And, many of us look on and shake our heads and say things like, “Tsk, tsk. Won’t we ever learn?” And the answer usually is...

 



Parshat Korach
 
 
Once again, there is rebellion amongst the ranks, and once again, G-d will intercede and put everyone in his place. It happens a lot throughout history, including Jewish history as well. You would think people would learn their lesson already, but it does not seem so. The same mistakes keep getting made over and over again. As they say, history repeats.

FRIDAY NIGHT:

א וַיִּקַּ֣ח קֹ֔רַח בֶּן־יִצְהָ֥ר בֶּן־קְהָ֖ת בֶּן־לֵוִ֑י וְדָתָ֨ן וַֽאֲבִירָ֜ם בְּנֵ֧י אֱלִיאָ֛ב וְא֥וֹן בֶּן־פֶּ֖לֶת בְּנֵ֥י רְאוּבֵֽן: 

ב וַיָּקֻ֨מוּ֙ לִפְנֵ֣י משֶׁ֔ה וַֽאֲנָשִׁ֥ים  מִבְּנֵֽי־יִשְׂרָאֵ֖ל  חֲמִשִּׁ֣ים  וּמָאתָ֑יִם  נְשִׂיאֵ֥י  עֵדָ֛ה   קְרִאֵ֥י  מוֹעֵ֖ד  אַנְשֵׁי־שֵֽׁם:  

ג וַיִּקָּֽהֲל֞וּ עַל־משֶׁ֣ה וְעַל־אַֽהֲרֹ֗ן וַיֹּֽאמְר֣וּ אֲלֵהֶם֘ רַב־לָכֶם֒ כִּ֤י כָל־הָֽעֵדָה֙ כֻּלָּ֣ם  קְדשִׁ֔ים  וּבְתוֹכָ֖ם  יְהֹוָ֑ה  וּמַדּ֥וּעַ תִּתְנַשְּׂא֖וּ עַל־קְהַ֥ל יְהֹוָֽה: 

 

 
Korach... began a rebellion against Moshe, along with 250 Israelites who were men of rank and distinction. They assembled against Moshe and Aharon and told them, “You take too much for yourselves. The entire congregation is holy and G-d is with them. Why do you elevate yourselves above the people of G-d?” (Bamidbar 16:1-3)

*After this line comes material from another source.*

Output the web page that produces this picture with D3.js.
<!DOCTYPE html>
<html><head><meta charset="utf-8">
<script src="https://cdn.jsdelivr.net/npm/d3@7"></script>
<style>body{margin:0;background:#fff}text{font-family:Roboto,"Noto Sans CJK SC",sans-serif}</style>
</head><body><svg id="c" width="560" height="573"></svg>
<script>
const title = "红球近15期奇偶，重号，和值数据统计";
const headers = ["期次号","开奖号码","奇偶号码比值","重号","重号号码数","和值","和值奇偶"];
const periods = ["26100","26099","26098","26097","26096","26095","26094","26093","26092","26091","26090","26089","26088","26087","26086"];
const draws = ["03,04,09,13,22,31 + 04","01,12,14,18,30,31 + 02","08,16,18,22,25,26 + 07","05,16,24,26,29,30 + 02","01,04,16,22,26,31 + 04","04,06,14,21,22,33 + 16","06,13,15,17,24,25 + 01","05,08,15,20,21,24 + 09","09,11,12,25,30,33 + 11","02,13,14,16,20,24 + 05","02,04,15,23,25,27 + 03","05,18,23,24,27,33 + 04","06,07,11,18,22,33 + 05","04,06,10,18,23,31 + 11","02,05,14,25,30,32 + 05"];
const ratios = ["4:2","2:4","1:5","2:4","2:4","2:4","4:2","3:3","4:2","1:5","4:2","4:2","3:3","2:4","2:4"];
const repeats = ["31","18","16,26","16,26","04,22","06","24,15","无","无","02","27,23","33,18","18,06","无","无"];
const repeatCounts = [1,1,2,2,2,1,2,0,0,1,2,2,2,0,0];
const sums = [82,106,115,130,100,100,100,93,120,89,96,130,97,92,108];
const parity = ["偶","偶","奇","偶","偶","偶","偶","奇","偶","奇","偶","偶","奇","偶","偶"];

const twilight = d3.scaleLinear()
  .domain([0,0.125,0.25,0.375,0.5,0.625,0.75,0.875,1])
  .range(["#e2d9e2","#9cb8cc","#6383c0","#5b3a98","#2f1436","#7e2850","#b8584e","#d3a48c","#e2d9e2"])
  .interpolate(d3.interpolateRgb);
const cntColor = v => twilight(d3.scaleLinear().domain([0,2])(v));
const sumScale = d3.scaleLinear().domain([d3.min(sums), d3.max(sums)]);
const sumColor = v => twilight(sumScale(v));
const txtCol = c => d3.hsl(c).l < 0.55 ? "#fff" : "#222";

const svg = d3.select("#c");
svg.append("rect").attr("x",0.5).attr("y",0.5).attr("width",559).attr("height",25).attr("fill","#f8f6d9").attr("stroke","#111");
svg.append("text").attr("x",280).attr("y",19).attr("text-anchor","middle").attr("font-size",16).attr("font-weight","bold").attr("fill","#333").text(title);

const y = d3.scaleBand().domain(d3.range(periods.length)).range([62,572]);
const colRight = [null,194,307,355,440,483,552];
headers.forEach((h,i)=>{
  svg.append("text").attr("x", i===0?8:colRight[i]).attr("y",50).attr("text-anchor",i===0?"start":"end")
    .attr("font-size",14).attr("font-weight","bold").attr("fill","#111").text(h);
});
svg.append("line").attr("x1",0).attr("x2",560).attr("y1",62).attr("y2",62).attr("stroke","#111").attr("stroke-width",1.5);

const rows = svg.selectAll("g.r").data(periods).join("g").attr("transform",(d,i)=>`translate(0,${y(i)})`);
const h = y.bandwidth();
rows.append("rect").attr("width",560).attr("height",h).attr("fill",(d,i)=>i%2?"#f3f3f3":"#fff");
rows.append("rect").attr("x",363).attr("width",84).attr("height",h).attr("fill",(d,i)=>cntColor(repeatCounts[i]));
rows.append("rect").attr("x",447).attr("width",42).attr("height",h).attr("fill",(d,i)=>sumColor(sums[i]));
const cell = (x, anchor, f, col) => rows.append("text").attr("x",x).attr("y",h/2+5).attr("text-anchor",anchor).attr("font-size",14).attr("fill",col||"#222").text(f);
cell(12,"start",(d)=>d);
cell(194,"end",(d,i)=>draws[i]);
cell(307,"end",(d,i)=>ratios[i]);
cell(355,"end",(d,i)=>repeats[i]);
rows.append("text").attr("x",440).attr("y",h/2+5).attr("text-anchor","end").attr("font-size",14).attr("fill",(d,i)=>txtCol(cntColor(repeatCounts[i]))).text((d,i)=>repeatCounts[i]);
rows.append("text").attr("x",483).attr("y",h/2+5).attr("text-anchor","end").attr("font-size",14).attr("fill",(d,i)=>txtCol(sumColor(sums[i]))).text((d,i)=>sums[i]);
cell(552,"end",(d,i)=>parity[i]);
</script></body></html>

One of the main reasons, of course, is that, at the time, no one thinks that he or she is making the same mistake that others made before them. On the contrary, they usually feel emboldened by their cause, and backed up by a sense justice, of true right and wrong. Korach certainly felt this way until the ground broke beneath him and swallowed him up.

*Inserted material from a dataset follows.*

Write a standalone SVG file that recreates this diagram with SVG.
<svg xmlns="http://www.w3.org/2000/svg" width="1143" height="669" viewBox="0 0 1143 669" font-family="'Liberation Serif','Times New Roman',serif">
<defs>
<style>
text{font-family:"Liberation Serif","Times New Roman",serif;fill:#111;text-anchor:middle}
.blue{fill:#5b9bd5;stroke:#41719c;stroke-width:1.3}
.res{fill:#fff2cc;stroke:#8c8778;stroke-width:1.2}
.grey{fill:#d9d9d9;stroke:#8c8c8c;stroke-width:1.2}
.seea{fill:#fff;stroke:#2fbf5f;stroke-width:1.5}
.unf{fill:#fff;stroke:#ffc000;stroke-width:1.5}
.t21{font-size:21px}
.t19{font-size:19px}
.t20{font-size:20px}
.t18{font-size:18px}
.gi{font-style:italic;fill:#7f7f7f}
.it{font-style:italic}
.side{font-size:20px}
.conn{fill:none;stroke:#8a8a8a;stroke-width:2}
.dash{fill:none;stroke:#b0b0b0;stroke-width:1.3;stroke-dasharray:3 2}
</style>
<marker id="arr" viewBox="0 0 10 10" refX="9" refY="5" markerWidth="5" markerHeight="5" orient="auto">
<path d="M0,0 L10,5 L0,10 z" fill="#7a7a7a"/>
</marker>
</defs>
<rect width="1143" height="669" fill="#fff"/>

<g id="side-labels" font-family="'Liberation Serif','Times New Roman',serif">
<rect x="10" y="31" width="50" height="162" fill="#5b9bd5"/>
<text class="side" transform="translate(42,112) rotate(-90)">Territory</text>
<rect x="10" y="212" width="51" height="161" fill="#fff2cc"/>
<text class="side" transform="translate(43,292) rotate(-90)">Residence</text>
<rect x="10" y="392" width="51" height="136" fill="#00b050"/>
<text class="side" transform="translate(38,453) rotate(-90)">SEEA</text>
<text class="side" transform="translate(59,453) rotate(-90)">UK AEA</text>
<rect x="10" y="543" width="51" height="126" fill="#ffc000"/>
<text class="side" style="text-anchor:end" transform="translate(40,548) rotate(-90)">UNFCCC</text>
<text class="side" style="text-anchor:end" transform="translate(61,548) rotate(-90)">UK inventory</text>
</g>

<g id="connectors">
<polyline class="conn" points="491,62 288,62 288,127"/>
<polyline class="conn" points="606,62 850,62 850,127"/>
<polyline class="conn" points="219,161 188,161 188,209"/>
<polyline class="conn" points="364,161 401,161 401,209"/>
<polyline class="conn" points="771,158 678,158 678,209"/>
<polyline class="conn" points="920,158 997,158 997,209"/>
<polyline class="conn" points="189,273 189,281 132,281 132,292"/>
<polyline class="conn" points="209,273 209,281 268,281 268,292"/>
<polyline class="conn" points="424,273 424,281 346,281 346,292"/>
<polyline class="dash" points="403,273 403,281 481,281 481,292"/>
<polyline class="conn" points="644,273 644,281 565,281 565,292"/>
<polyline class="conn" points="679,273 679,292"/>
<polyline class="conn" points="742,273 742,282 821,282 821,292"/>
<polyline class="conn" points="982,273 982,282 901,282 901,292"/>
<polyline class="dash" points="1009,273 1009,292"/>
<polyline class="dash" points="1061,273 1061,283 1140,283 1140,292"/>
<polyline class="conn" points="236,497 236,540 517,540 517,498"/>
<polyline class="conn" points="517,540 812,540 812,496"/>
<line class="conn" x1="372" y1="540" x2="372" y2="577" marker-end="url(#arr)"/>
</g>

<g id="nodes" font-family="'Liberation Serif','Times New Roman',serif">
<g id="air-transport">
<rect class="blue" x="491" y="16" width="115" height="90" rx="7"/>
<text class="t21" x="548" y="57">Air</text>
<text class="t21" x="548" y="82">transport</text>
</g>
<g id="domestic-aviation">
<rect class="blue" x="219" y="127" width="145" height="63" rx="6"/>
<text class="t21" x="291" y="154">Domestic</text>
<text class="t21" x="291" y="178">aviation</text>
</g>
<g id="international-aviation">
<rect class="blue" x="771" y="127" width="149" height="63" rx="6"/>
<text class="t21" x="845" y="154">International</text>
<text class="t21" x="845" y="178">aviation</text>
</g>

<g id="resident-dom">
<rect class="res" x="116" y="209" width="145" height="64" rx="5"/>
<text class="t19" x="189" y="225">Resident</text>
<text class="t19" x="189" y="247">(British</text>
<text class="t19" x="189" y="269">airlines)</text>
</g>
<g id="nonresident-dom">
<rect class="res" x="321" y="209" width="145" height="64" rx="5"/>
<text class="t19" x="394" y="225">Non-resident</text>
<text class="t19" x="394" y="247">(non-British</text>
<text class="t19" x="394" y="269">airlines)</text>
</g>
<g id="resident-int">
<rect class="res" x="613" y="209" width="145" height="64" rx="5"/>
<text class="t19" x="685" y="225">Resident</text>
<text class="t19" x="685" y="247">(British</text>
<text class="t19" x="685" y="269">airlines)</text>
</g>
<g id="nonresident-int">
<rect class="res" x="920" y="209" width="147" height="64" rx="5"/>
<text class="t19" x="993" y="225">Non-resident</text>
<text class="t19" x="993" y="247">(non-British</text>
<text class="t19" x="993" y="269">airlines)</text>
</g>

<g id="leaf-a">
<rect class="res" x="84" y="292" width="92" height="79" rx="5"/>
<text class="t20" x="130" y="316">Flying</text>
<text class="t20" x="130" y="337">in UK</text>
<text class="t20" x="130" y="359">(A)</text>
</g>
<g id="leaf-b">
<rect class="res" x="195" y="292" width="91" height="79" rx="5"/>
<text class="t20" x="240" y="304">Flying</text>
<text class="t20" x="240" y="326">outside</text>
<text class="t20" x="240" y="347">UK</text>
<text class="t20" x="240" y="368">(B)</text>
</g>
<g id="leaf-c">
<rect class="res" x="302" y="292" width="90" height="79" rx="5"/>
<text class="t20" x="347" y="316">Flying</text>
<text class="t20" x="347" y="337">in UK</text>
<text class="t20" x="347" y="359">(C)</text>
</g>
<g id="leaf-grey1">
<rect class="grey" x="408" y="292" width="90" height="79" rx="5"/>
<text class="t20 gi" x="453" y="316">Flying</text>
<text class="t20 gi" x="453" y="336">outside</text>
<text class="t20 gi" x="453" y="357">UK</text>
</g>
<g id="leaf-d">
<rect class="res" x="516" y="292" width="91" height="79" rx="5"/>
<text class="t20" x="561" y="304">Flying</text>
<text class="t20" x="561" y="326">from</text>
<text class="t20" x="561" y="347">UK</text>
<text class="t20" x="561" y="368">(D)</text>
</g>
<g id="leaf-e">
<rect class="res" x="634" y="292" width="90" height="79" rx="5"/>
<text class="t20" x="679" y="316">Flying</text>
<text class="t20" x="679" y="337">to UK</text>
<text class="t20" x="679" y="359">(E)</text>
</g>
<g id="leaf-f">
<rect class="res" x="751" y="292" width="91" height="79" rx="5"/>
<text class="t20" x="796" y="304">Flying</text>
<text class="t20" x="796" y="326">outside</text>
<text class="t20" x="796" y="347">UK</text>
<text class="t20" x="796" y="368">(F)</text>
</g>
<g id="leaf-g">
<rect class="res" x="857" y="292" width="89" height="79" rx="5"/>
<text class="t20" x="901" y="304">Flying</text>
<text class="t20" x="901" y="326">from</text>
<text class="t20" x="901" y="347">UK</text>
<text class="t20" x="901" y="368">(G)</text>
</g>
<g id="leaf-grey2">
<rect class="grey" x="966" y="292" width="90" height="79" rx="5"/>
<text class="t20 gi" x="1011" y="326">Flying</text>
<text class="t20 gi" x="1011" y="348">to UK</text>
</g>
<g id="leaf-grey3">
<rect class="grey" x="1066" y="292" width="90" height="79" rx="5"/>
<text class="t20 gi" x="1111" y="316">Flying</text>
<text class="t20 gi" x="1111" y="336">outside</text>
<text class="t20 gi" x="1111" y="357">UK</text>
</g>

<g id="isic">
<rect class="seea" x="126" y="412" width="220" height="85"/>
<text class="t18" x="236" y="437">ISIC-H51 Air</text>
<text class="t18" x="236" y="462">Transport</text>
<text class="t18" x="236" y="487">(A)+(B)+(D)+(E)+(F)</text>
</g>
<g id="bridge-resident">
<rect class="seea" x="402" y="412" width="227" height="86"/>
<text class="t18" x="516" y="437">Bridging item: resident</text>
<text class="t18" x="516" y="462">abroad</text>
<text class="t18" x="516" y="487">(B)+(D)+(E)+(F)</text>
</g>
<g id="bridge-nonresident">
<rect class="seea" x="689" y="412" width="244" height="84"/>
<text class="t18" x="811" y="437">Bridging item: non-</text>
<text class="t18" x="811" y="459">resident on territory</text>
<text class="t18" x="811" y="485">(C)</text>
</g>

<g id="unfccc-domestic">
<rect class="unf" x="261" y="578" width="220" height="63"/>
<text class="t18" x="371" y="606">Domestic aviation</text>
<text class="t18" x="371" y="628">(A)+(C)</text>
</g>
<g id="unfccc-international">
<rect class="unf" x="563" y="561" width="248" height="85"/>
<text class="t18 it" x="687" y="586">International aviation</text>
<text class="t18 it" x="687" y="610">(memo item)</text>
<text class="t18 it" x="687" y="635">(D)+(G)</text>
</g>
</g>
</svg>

And, many of us look on and shake our heads and say things like, “Tsk, tsk. Won’t we ever learn?” And the answer usually is, “Some of us yes, most of us, no.” Just take a look at all the times we didn’t learn, and here we go again. The Zohar says that anyone who speaks loshon hara about Eretz Yisroel is considered to be speaking loshon hara about G-d (Shlach 109b). But, does that stop anyone from bad-mouthing Eretz Yisroel these days? Not necessarily. Just as we often err regarding what is permissible to say about someone and what is not, people greatly err about what can and cannot be said with regard to Eretz Yisroel, and when it comes to loshon hara, the general rule is: When in doubt, do without — don’t say it!

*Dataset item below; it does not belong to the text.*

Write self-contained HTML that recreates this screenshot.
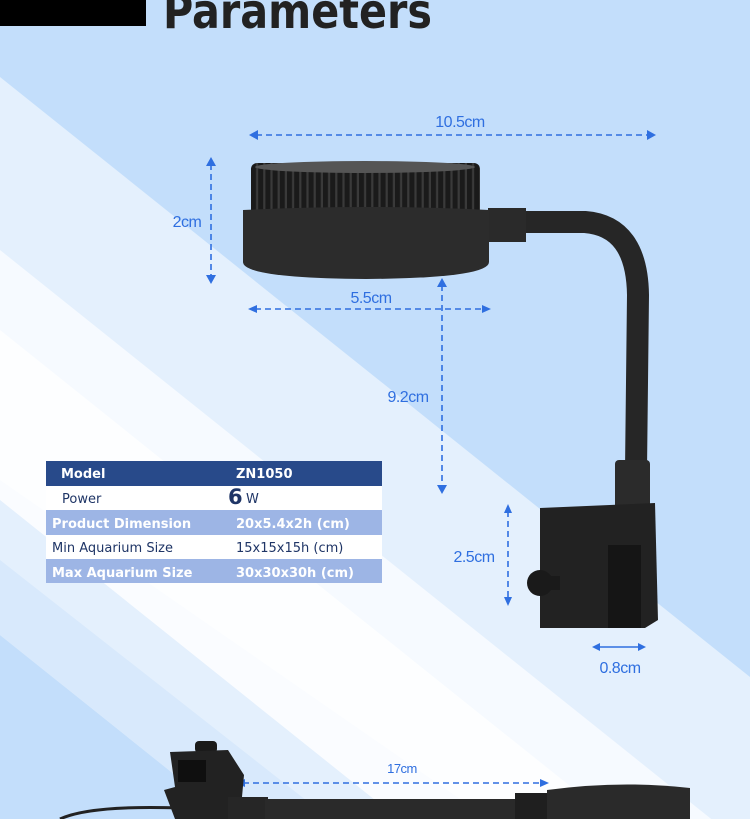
<!DOCTYPE html>
<html><head><meta charset="utf-8"><style>
html,body{margin:0;padding:0;width:750px;height:819px;overflow:hidden;background:#c3defb}
svg{display:block;position:absolute;left:0;top:0}
</style></head><body>
<svg width="750" height="819" viewBox="0 0 750 819" xmlns="http://www.w3.org/2000/svg" font-family="Liberation Sans, sans-serif">
<defs>
<pattern id="fins" x="251" y="0" width="7.2" height="10" patternUnits="userSpaceOnUse">
<rect width="7.2" height="10" fill="#1a1a1a"/><rect x="5" width="2.2" height="10" fill="#3a3a3a"/>
</pattern>
</defs>
<rect width="750" height="819" fill="#c3defb"/>
<polygon points="0,77 750,677 750,819 230,819 0,635" fill="#e4f0fd"/>
<polygon points="0,250 750,850 750,1000 0,480" fill="#f6faff"/>
<polygon points="0,330 750,930 750,1100 0,500" fill="#ffffff" opacity="0.8"/>
<polygon points="0,560 330,819 230,819 0,635" fill="#d8e9fc"/>
<!-- title -->
<rect x="0" y="0" width="146" height="26" fill="#000"/>
<text x="163" y="28" font-size="48" fill="#222" font-weight="bold" font-family="DejaVu Sans Condensed, DejaVu Sans, sans-serif" textLength="269" lengthAdjust="spacingAndGlyphs">Parameters</text>

<!-- gooseneck -->
<path d="M515,222 L585,222 Q637,226 638,295 L636,470" fill="none" stroke="#262626" stroke-width="22"/>
<rect x="615" y="460" width="35" height="55" rx="4" fill="#2b2b2b"/>
<rect x="488" y="208" width="38" height="34" fill="#2a2a2a"/>
<!-- clamp -->
<polygon points="540,508 655,503 658,620 645,628 540,628" fill="#222"/>
<rect x="608" y="545" width="33" height="83" fill="#151515"/>
<circle cx="540" cy="583" r="13" fill="#1a1a1a"/>
<rect x="550" y="576" width="10" height="14" fill="#1a1a1a"/>

<!-- head -->
<rect x="251" y="163" width="229" height="58" rx="6" fill="url(#fins)"/>
<ellipse cx="365" cy="167" rx="110" ry="6" fill="#555"/>
<path d="M243,210 Q366,204 489,210 L489,262 Q489,278 366,279 Q243,278 243,262 Z" fill="#2c2c2c"/>

<!-- dimension lines -->
<g stroke="#2f6fe0" stroke-width="1.6" stroke-dasharray="6,4" fill="none">
<line x1="256" y1="135" x2="649" y2="135"/>
<line x1="211" y1="164" x2="211" y2="277"/>
<line x1="255" y1="309" x2="484" y2="309"/>
<line x1="442" y1="285" x2="442" y2="487"/>
<line x1="508" y1="511" x2="508" y2="599"/>
<line x1="243" y1="783" x2="542" y2="783"/>
</g>
<line x1="598" y1="647" x2="640" y2="647" stroke="#2f6fe0" stroke-width="1.6"/>
<g fill="#2f6fe0">
<polygon points="249,135 258,130 258,140"/><polygon points="656,135 647,130 647,140"/>
<polygon points="211,157 206,166 216,166"/><polygon points="211,284 206,275 216,275"/>
<polygon points="248,309 257,305 257,313"/><polygon points="491,309 482,305 482,313"/>
<polygon points="442,278 437,287 447,287"/><polygon points="442,494 437,485 447,485"/>
<polygon points="508,504 504,513 512,513"/><polygon points="508,606 504,597 512,597"/>
<polygon points="592,647 600,643 600,651"/><polygon points="646,647 638,643 638,651"/>
<polygon points="236,783 245,779 245,787"/><polygon points="549,783 540,779 540,787"/>
</g>
<g fill="#2f6fe0" font-size="16" text-anchor="middle" letter-spacing="-0.5">
<text x="460" y="127">10.5cm</text>
<text x="187" y="227">2cm</text>
<text x="371" y="303">5.5cm</text>
<text x="408" y="402">9.2cm</text>
<text x="474" y="562">2.5cm</text>
<text x="620" y="673">0.8cm</text>
<text x="402" y="773" font-size="13">17cm</text>
</g>

<!-- bottom lamp -->
<path d="M60,819 Q90,805 180,808" fill="none" stroke="#222" stroke-width="3"/>
<rect x="195" y="741" width="22" height="12" rx="4" fill="#1a1a1a"/>
<polygon points="170,752 228,750 244,775 240,819 175,819 164,790 175,787" fill="#222"/>
<rect x="178" y="760" width="28" height="22" fill="#0f0f0f"/>
<rect x="228" y="797" width="40" height="22" fill="#262626"/>
<rect x="265" y="799" width="270" height="20" fill="#2a2a2a"/>
<rect x="515" y="793" width="40" height="26" fill="#1f1f1f"/>
<path d="M547,790 Q620,780 690,788 L690,819 L547,819 Z" fill="#2a2a2a"/>

<!-- table -->
<rect x="46" y="461" width="336" height="25" fill="#284a8a"/>
<rect x="46" y="486" width="336" height="24" fill="#ffffff"/>
<rect x="46" y="510" width="336" height="25" fill="#9db5e5"/>
<rect x="46" y="535" width="336" height="24" fill="#ffffff"/>
<rect x="46" y="559" width="336" height="24" fill="#9db5e5"/>
<g font-family="DejaVu Sans, sans-serif" font-size="13" font-weight="bold">
<text x="61" y="478" fill="#fff">Model</text><text x="236" y="478" fill="#fff">ZN1050</text>
<text x="62" y="503" fill="#1f3566" font-weight="normal">Power</text>
<text x="228" y="504" fill="#1f3566" font-size="21" font-weight="bold">6</text><text x="246" y="503" fill="#1f3566" font-weight="normal">W</text>
<text x="52" y="528" fill="#fff">Product Dimension</text><text x="236" y="528" fill="#fff">20x5.4x2h (cm)</text>
<text x="52" y="552" fill="#1f3566" font-weight="normal">Min Aquarium Size</text><text x="236" y="552" fill="#1f3566" font-weight="normal">15x15x15h (cm)</text>
<text x="52" y="577" fill="#fff">Max Aquarium Size</text><text x="236" y="577" fill="#fff">30x30x30h (cm)</text>
</g>
</svg>
</body></html>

No wonder G-d took the episode of the Spies so personally; it WAS personal. He also took the complaint about the lack of meat and the manna personally as well, because it showed a tremendous lack of appreciation for G-d’s Providence. And how much more so when they recalled the “good life” back in Egypt! Were they both masochistic and sadistic, or what?
 
“No, no, we aren’t talking about the slavery...” Rashi explains they said. “We are talking about how we could eat food without making blessings, and get food without having to do mitzvot...”

In other words, what they enjoyed was the hefkerut — the complete openness of Egyptian society.
 
“What?” you are saying incredulously. “Egyptian society was anything but open,” you are probably thinking. And you would be right, with respect to the Jewish people, who lived the life of the overworked slave. However, for the Egyptian, it was basically “do-as-you-please”, completely open for everyone except the Jewish people. There were no demands in terms of belief, just as long as you paid the proper homage to the people in power.

A lot of good that did for the Jewish people! What point was there in reminiscing about the freedom of the society you came from if for you it was not free at all? If anything, they should have kept running away from Egypt, not talk about appointing a leader and returning back there. What were they thinking?!

They were thinking about the fact that they would not remain slaves forever. No one ever does, and if they waited long enough, they could join society, either through acceptance or through assimilation, but either way, they’d be free to eat without the need to make blessings or to worry about living a moral life. And now that the worst of Egypt was destroyed through the plagues and again at the sea, the opportunity to rebuild their lives in relative security, was more appealing than ever.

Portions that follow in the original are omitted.